Award-winning Cambodian journalist released on bail after apologising for ‘harmful’ posts
Award-winning Cambodian journalist Mech Dara has been released on bail after he was detained on charges of inciting social unrest earlier this month, his lawyer said on Thursday.
He was arrested on 1 October after he shared posts on social media about a rock quarry.
Dara’s lawyer, Duch Piseth, confirmed he had been released and another journalist confirmed that Dara spoke briefly to reporters outside the Kandal provincial jail before leaving in a vehicle.
Earlier this month, the Phnom Penh Municipal Court said that the journalist, who worked for local and international media, had posted “provocative” and “false” messages and pictures about a rock quarry on a sacred mountain.
On Wednesday, the Cambodian information minister shared a video of Dara’s apology. He was seen wearing a prison garb.
“In all the messages that I posted, I conveyed false information that affected the leaders and the country’s reputation. I sincerely apologise for my mistakes and promise to stop sharing such harmful content,” Dara said in the video.
The video was accompanied by images of a handwritten three-page letter that the minister said was from the journalist.
Dara is known for exposing corruption and human trafficking in his work. He was in pre-trial detention since 1 October and faces up to two years in prison. His arrest sparked a wave of concern from rights groups and the US government.
He was travelling with his family from the coastal city of Sihanoukville to the capital Phnom Penh when authorities stopped his car and arrested him, the independent Cambodian Journalists Alliance Association (CamboJA) said in a statement after his arrest.
Dara was handed the Hero Award in 2023 by US secretary of state Antony Blinken for his investigations into massive scam compounds staffed mostly by trafficked workers in Cambodia.
The journalist managed to send an SMS to Cambodian human rights group Licadho saying he was being arrested by military police before his phone was seized, spokesperson Am Sam Ath said.
“We knew that he was arrested but we don’t know where he was taken or the reason for his arrest,” Am Sam Ath told AFP, adding that the military police had confirmed Dara’s arrest without revealing the charges.
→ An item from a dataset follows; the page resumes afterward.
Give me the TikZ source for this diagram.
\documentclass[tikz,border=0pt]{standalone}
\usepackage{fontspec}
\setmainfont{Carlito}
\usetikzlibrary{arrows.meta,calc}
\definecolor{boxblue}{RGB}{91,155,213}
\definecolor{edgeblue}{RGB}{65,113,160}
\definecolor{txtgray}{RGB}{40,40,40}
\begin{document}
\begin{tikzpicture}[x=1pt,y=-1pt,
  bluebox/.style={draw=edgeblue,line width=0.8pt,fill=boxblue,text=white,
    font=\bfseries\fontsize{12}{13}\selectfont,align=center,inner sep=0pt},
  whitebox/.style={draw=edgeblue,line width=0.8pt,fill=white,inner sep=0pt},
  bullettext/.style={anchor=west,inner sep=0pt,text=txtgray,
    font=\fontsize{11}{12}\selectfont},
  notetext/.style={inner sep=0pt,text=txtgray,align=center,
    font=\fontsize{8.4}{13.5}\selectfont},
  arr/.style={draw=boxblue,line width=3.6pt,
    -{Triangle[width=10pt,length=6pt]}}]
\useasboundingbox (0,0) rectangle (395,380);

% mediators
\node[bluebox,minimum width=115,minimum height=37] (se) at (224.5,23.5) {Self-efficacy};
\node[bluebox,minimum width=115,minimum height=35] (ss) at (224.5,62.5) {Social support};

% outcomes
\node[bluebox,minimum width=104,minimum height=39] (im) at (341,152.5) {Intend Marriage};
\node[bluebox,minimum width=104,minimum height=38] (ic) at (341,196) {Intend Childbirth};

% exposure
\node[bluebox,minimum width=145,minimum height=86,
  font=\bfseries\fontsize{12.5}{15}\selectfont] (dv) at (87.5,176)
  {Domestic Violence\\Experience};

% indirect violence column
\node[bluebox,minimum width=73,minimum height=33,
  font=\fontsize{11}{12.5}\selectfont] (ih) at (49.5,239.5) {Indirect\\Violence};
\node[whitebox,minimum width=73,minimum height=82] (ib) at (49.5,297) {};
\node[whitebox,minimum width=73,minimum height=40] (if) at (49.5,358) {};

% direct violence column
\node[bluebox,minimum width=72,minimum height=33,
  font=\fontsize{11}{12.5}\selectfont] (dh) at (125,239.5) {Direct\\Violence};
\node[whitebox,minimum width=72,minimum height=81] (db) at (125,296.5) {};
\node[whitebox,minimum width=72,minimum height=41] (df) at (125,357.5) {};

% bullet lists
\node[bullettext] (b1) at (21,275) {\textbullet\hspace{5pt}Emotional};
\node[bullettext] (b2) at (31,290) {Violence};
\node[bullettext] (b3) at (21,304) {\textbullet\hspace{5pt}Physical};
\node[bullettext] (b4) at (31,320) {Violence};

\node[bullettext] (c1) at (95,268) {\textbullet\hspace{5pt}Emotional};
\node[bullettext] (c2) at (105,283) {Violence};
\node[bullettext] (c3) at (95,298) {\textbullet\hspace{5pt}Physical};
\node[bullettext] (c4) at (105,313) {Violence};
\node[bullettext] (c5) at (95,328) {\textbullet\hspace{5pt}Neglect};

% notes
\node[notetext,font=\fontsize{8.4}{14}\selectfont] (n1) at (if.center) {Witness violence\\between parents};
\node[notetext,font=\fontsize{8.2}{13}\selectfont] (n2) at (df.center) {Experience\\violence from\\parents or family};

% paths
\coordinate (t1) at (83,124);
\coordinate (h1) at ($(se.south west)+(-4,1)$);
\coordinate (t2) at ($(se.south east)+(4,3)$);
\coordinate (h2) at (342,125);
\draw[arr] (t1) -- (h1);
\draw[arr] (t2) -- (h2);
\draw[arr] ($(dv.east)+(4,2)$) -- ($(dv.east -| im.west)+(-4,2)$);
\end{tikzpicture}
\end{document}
Dara previously worked as a journalist for the Cambodia Daily and the Phnom Penh Post, two formerly thriving English language newspapers forced to shut down under government pressure, and the Voice of Democracy radio station and website, which was closed by the government last year.
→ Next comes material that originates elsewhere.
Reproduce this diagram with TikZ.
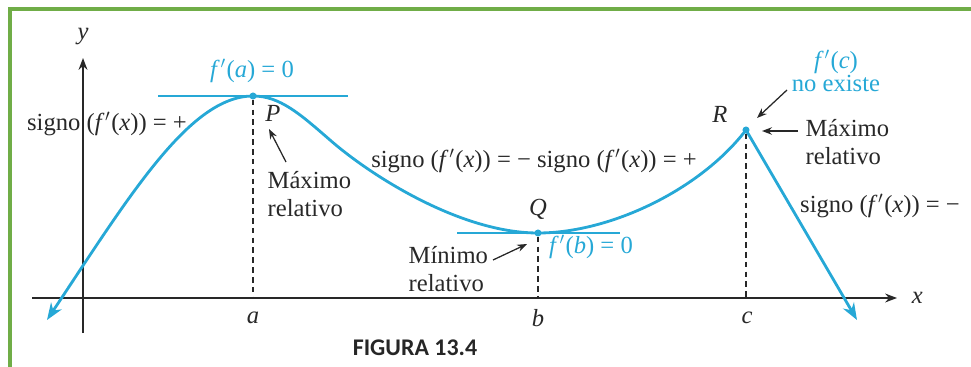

“Every newsroom I work in gets silenced,” he told the BBC after then Cambodian leader Hun Sen ordered the closure of Voice of Democracy last year.
Dara is best known for his reports in the past few years about human trafficking connected to online scam operations.
The activity involves tricking people into signing up for what they believe are legitimate jobs in Cambodia, only for them then to be kept in virtual slavery in compounds often housing casinos as well, where they go online to target people around the world.